_Source data_

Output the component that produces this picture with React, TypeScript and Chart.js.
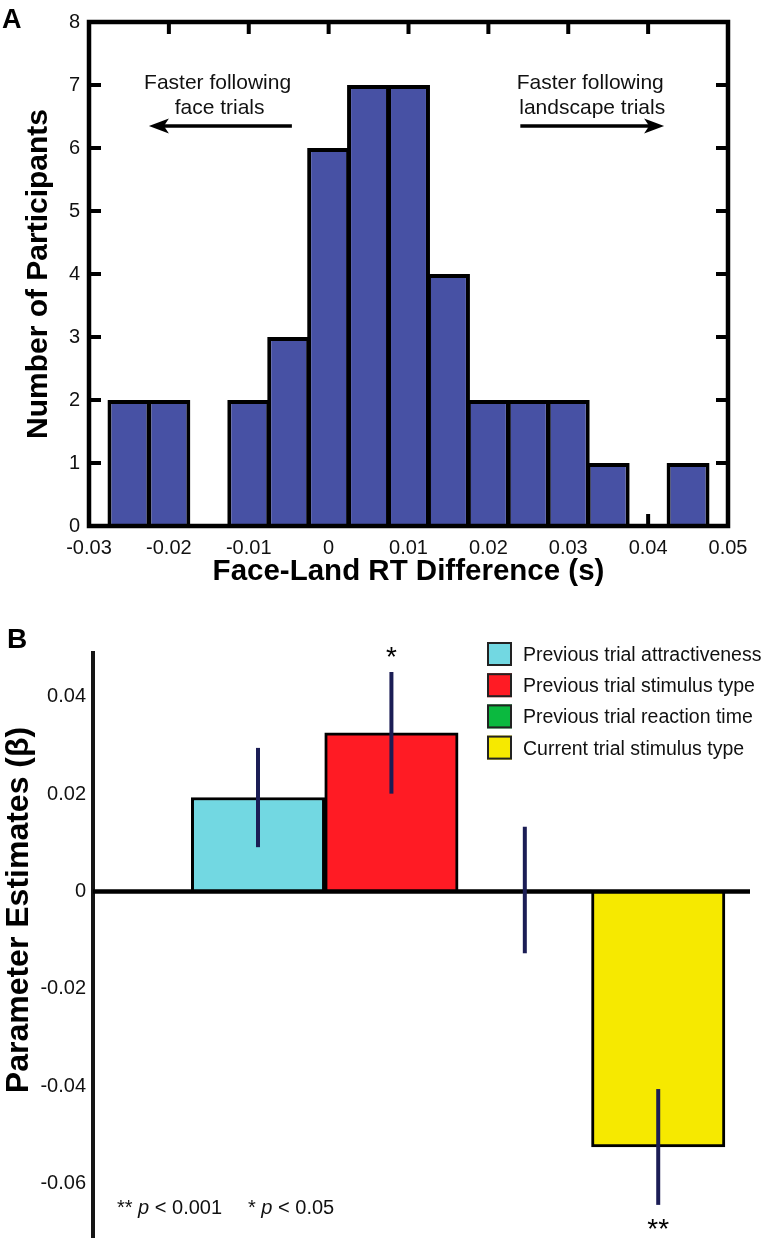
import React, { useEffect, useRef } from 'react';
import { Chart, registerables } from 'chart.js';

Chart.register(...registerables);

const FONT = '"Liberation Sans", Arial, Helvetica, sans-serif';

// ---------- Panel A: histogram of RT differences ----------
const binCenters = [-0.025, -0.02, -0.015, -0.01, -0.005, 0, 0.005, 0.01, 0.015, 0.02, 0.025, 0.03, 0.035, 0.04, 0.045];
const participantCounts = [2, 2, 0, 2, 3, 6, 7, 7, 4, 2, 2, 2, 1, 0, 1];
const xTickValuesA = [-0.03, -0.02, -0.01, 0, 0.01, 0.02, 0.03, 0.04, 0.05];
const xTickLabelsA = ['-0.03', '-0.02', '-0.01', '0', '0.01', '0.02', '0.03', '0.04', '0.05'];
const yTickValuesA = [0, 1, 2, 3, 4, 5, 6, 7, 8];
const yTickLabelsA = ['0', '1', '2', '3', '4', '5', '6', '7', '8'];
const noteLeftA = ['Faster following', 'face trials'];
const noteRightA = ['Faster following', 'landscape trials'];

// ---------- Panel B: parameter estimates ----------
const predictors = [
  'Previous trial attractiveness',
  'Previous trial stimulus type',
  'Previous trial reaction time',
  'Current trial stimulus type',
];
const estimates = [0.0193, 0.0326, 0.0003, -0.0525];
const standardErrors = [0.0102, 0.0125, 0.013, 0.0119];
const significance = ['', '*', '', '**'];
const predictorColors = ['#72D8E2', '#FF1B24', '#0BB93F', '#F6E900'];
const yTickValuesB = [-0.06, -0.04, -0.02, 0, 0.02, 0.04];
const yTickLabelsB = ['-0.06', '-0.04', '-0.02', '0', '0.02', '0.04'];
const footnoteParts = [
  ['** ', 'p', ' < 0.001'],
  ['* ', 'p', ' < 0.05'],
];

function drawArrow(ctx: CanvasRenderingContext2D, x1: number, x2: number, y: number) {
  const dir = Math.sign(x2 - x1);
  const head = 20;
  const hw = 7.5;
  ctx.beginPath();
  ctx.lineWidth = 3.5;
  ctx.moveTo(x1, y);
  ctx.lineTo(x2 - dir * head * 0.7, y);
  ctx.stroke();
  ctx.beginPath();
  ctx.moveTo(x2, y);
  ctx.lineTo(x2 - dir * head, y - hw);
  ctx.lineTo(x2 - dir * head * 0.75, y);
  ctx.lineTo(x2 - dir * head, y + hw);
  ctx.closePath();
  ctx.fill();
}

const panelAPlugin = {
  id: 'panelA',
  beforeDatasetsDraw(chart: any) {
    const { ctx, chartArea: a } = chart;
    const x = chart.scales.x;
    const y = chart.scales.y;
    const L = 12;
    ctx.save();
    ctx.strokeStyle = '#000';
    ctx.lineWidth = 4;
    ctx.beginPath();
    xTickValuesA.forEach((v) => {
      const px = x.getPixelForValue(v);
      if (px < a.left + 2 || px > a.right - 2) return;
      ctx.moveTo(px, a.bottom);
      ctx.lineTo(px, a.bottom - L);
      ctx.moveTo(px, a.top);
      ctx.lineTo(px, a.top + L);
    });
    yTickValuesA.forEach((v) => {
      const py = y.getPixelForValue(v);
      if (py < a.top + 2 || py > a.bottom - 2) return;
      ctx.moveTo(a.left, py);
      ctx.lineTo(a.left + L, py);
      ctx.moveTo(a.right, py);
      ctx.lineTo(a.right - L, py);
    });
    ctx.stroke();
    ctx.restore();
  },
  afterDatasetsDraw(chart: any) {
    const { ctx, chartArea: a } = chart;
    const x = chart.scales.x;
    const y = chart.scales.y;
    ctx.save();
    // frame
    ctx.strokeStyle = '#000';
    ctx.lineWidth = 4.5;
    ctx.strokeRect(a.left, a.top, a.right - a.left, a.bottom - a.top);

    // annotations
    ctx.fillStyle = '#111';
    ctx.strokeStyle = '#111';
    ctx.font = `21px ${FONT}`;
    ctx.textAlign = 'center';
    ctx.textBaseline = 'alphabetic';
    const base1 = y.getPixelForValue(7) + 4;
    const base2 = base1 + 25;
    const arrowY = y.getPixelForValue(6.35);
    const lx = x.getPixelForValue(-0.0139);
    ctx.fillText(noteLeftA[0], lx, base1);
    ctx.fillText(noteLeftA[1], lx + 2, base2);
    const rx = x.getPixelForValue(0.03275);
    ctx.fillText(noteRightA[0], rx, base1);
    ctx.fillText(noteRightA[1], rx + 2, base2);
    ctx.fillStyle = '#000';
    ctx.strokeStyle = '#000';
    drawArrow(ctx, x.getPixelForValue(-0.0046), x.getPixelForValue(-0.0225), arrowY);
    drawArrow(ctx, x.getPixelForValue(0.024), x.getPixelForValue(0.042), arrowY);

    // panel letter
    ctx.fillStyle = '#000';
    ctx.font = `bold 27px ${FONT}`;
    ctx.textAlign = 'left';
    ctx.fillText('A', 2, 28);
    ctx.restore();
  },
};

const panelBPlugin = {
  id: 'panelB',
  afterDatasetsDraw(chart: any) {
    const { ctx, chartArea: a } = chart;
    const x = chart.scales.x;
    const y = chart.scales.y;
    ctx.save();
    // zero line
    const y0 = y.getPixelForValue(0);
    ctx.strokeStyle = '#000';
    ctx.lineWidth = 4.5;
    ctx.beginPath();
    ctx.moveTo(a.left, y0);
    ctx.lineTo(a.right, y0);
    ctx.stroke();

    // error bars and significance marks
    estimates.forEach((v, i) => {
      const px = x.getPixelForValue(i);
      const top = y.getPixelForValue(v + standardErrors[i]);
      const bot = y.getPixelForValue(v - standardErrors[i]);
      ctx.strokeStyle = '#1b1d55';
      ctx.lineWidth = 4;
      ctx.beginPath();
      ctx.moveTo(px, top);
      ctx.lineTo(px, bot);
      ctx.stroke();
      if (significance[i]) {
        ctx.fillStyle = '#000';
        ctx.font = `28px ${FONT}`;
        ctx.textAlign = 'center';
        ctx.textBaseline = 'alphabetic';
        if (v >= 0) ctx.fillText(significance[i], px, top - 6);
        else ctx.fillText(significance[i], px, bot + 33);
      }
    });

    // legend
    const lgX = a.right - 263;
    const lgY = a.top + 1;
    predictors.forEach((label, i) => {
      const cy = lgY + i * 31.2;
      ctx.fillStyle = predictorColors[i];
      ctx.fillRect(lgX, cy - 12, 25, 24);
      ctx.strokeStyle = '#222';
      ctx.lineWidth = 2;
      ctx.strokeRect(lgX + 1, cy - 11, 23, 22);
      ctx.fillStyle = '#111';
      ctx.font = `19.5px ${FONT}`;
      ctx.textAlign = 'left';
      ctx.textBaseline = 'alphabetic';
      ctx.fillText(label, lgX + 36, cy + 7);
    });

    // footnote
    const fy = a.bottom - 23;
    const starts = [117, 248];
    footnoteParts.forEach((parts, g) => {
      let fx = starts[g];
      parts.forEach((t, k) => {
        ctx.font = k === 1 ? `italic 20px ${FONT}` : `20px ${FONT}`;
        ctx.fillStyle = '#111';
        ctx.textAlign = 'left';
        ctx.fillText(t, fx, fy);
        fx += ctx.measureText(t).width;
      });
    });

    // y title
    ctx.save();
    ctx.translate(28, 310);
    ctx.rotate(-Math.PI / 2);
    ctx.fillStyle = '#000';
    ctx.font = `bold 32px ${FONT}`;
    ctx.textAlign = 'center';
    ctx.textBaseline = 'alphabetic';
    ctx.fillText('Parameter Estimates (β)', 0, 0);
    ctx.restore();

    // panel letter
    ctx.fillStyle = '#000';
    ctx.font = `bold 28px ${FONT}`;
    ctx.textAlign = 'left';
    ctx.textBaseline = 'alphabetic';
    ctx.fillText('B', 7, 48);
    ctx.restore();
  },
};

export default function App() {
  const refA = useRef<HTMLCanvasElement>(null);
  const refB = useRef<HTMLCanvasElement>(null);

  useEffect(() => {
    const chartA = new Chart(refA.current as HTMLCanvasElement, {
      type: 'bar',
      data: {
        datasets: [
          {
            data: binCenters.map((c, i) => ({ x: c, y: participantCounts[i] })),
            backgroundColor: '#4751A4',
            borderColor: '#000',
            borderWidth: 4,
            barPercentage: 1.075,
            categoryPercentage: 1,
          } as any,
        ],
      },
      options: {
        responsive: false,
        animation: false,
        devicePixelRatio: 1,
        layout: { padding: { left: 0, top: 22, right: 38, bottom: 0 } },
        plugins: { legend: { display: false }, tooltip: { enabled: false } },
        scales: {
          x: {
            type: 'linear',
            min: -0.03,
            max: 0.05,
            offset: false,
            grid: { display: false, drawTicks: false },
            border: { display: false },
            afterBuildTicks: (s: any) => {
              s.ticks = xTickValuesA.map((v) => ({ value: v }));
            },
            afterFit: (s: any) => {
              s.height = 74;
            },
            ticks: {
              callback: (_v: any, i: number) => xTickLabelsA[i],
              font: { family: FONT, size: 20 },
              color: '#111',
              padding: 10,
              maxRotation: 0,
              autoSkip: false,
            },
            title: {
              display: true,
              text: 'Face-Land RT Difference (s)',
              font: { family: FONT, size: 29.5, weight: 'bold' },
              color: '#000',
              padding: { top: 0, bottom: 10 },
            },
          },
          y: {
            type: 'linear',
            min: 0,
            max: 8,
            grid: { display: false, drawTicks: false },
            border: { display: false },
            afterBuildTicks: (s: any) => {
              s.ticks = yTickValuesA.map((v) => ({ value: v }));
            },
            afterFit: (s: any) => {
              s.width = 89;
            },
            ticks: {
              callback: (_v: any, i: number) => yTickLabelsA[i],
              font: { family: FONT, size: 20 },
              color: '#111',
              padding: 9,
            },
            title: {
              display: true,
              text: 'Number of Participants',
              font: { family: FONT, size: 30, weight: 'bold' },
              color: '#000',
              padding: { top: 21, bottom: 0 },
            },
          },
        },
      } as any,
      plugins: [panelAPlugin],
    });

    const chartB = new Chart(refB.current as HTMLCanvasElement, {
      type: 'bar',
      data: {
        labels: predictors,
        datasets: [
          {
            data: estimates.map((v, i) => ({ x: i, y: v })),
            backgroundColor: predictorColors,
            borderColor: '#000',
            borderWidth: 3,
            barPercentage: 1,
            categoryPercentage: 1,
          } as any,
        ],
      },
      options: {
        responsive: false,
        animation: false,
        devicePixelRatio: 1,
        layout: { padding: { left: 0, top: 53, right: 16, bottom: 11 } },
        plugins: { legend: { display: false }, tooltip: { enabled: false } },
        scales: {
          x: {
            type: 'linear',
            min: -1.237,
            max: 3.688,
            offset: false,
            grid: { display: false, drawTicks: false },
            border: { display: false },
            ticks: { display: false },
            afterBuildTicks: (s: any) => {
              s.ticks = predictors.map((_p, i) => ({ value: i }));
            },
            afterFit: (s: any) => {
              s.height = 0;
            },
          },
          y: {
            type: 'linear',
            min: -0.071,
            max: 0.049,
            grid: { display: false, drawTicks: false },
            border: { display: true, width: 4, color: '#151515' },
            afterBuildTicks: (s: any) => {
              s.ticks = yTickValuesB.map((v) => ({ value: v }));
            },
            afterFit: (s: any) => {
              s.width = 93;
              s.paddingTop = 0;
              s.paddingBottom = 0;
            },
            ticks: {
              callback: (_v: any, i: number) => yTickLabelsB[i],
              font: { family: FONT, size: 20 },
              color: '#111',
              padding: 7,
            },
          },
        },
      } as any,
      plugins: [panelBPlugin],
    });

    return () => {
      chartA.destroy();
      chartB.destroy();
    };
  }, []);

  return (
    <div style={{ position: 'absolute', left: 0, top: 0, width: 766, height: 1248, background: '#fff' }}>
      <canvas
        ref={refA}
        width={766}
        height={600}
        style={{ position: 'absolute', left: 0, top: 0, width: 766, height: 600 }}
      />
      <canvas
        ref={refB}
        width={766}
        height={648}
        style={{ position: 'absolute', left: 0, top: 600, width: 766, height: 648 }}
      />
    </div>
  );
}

_What is being asked_
Repeat the lines exactly as they stand, from the opening line of the data through the line with "Arial, Helvetica, sans-serif';". Pictures stay out of the copy.

_Result of this exercise_
Output the component that produces this picture with React, TypeScript and Chart.js.
import React, { useEffect, useRef } from 'react';
import { Chart, registerables } from 'chart.js';

Chart.register(...registerables);

const FONT = '"Liberation Sans", Arial, Helvetica, sans-serif';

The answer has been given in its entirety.